I’d like to think that if I were to relive my life today, Mr. Gerber and my Mom would figure out that I needed some sports glasses, contact lens, or something. Perhaps those didn’t even exist back in 1962.
My problems with hyperhidrosis (see http://www.sweatypalmsinfo.com/) began at about the same time. On our seventh grade State Fair Day, as I walked down the Midway holding hands with my date Alison Posey, I knew my hyperhidrosis was creeping up and so did she. At a certain point, I think we were near the Merry-Go-Round, she very politely but firmly grabbed my wrist, wiped my palm off on my shirt, and dutifully tried to make a dry start of things. My hyperhidrosis problem re-emerged during the first week of classes at Gaston. I found myself in the drafting class as homeroom and thought I would like to take drafting. Mr. Klapp was encouraging. But after a few days of seeing the small pools of sweat I was leaving on the drafting table, I prudently realized that drafting wasn’t for me, I would just make a mess of things, and told Mr. Klapp so much.

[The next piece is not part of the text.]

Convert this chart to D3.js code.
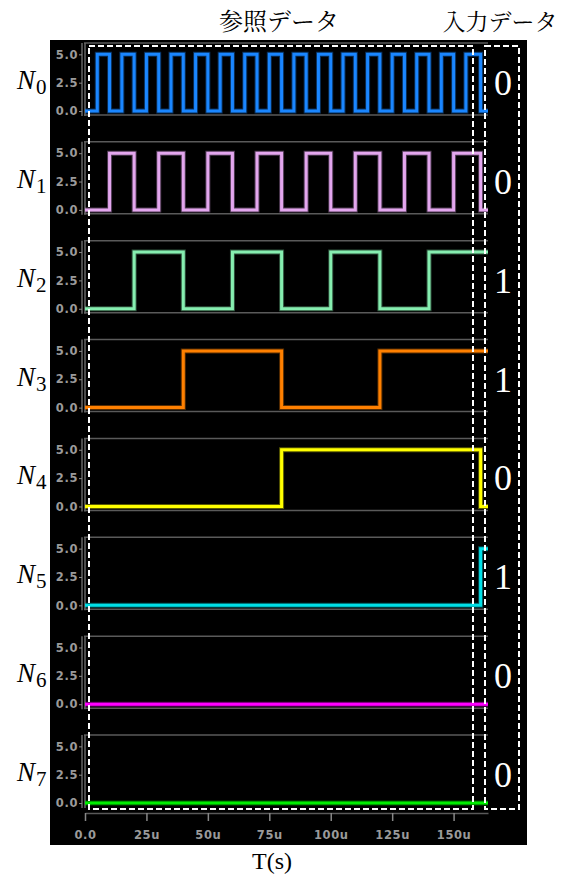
<!DOCTYPE html>
<html>
<head>
<meta charset="utf-8">
<script src="https://cdn.jsdelivr.net/npm/d3@7"></script>
<style>
    body { margin: 0; background: #fff; }
</style>
</head>
<body>
<svg id="chart"></svg>
<script>
// signal names and colors
const signals = ["0", "1", "2", "3", "4", "5", "6", "7"];
const colors = ["#1a86ff", "#e3a6ee", "#86eeb0", "#ff8000", "#ffff00", "#00e0e8", "#ff00ff", "#00ee00"];

// toggle times (us) per signal, every signal starts low
const edges = [
    [5, 10, 15, 20, 25, 30, 35, 40, 45, 50, 55, 60, 65, 70, 75, 80, 85, 90, 95, 100, 105, 110, 115, 120, 125, 130, 135, 140, 145, 150, 155, 161],
    [10, 20, 30, 40, 50, 60, 70, 80, 90, 100, 110, 120, 130, 140, 150, 161],
    [20, 40, 60, 80, 100, 120, 140],
    [40, 80, 120],
    [80, 161],
    [161],
    [],
    []
];

// input data column
const inputBits = ["0", "0", "1", "1", "0", "1", "0", "0"];

// axis ticks
const voltTicks = [0, 2.5, 5.0];
const timeTicks = [0, 25, 50, 75, 100, 125, 150];
const timeTickLabels = ["0.0", "25u", "50u", "75u", "100u", "125u", "150u"];
const tEnd = 164;
const highVolt = 5.0;

// fonts
const serifFont = '"Liberation Serif"';
const scopeFont = '"DejaVu Sans"';
const cjkFont = '"Noto Serif CJK JP"';

// svg size
const width = 568;
const height = 877;

const svg = d3.select("#chart")
    .attr("width", width)
    .attr("height", height);

svg.append("rect")
    .attr("width", width).attr("height", height)
    .attr("fill", "#fff");

// black scope background
svg.append("rect")
    .attr("x", 50).attr("y", 40)
    .attr("width", 477).attr("height", 805)
    .attr("fill", "#000");

// scales
const x = d3.scaleLinear().domain([0, tEnd]).range([85, 488]);
const panelTop0 = 43;
const panelStep = 98.86;
const panelH = 72;

signals.forEach((name, i) => {
    const top = panelTop0 + i * panelStep;
    const y = d3.scaleLinear().domain([-0.35, 6]).range([top + panelH, top]);
    const g = svg.append("g");

    // panel top and bottom gray lines
    g.append("line")
        .attr("x1", 84).attr("x2", 488)
        .attr("y1", top).attr("y2", top)
        .attr("stroke", "#5a5a5a").attr("stroke-width", 1.5);
    if (i < signals.length - 1) {
        g.append("line")
            .attr("x1", 84).attr("x2", 488)
            .attr("y1", top + panelH).attr("y2", top + panelH)
            .attr("stroke", "#5a5a5a").attr("stroke-width", 1.5);
    }

    // voltage axis
    const ax = g.append("g")
        .attr("transform", "translate(82,0)")
        .call(d3.axisLeft(y).tickValues(voltTicks).tickFormat(d3.format(".1f"))
            .tickSize(3).tickSizeOuter(0));
    ax.select(".domain").attr("stroke", "#666").attr("stroke-width", 1.5)
        .attr("d", `M0,${top}V${top + panelH + 1}`);
    ax.selectAll(".tick line").attr("stroke", "#888");
    ax.selectAll(".tick text")
        .attr("fill", "#9a9a9a")
        .attr("x", -4)
        .style("font-family", scopeFont)
        .style("font-weight", "bold")
        .style("font-size", "11.5px")
        .style("letter-spacing", "0.6px");
    g.append("line")
        .attr("x1", 85).attr("x2", 85)
        .attr("y1", top).attr("y2", top + panelH + 1)
        .attr("stroke", "#666").attr("stroke-width", 1.5);

    // waveform
    let level = 0;
    const pts = [[0, 0]];
    edges[i].forEach(t => {
        level = 1 - level;
        pts.push([t, level]);
    });
    pts.push([tEnd, level]);

    const line = d3.line()
        .x(d => x(d[0]))
        .y(d => y(d[1] * highVolt))
        .curve(d3.curveStepAfter);

    g.append("path")
        .attr("d", line(pts))
        .attr("fill", "none")
        .attr("stroke", colors[i])
        .attr("stroke-opacity", 0.35)
        .attr("stroke-width", 5);
    g.append("path")
        .attr("d", line(pts))
        .attr("fill", "none")
        .attr("stroke", colors[i])
        .attr("stroke-width", 3);

    // left label N_i
    const lab = svg.append("text")
        .attr("x", 17)
        .attr("y", top + 46)
        .style("font-family", serifFont)
        .attr("fill", "#000");
    lab.append("tspan")
        .style("font-style", "italic")
        .style("font-size", "27px")
        .text("N");
    lab.append("tspan")
        .style("font-size", "21px")
        .attr("dy", 5)
        .attr("dx", 1)
        .text(name);

    // input data digit
    svg.append("text")
        .attr("x", 503)
        .attr("y", top + 52)
        .attr("text-anchor", "middle")
        .style("font-family", serifFont)
        .style("font-size", "36px")
        .attr("fill", "#fff")
        .text(inputBits[i]);
});

// time axis
const tAxis = svg.append("g")
    .attr("transform", "translate(0,813)")
    .call(d3.axisBottom(x).tickValues(timeTicks)
        .tickFormat((d, i) => timeTickLabels[i])
        .tickSize(8).tickSizeOuter(0));
tAxis.select(".domain").attr("stroke", "#5a5a5a").attr("stroke-width", 1.5);
tAxis.selectAll(".tick line").attr("stroke", "#888").attr("stroke-width", 1.5);
tAxis.selectAll(".tick text")
    .attr("fill", "#9a9a9a")
    .attr("y", 18)
    .style("font-family", scopeFont)
    .style("font-weight", "bold")
    .style("font-size", "11.5px")
    .style("letter-spacing", "0.6px");

// dashed boxes
svg.append("rect")
    .attr("x", 89).attr("y", 46)
    .attr("width", 384).attr("height", 763)
    .attr("fill", "none")
    .attr("stroke", "#fff").attr("stroke-width", 2)
    .attr("stroke-dasharray", "6,3");
svg.append("rect")
    .attr("x", 485).attr("y", 46)
    .attr("width", 34).attr("height", 763)
    .attr("fill", "none")
    .attr("stroke", "#fff").attr("stroke-width", 2)
    .attr("stroke-dasharray", "6,3");

// titles
svg.append("text")
    .attr("x", 279).attr("y", 30)
    .attr("text-anchor", "middle")
    .style("font-family", cjkFont)
    .style("font-size", "24px")
    .text("参照データ");
svg.append("text")
    .attr("x", 500).attr("y", 30)
    .attr("text-anchor", "middle")
    .style("font-family", cjkFont)
    .style("font-size", "23px")
    .text("入力データ");

// x axis title
svg.append("text")
    .attr("x", 272).attr("y", 869)
    .attr("text-anchor", "middle")
    .style("font-family", serifFont)
    .style("font-size", "24px")
    .text("T(s)");
</script>
</body>
</html>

I’d like to think that if I were to relive my life today, Mr. Klapp and my Mom would figure out that I needed something, perhaps some antiperspirant or an endoscopic thoracic sympathectomy.
I really think my experience with Mr. Gerber at that football game was a pretty good life lesson, in that through my work career I have continuously had bosses lacking in the most basic common sense when it comes to marshaling and caring for their team members.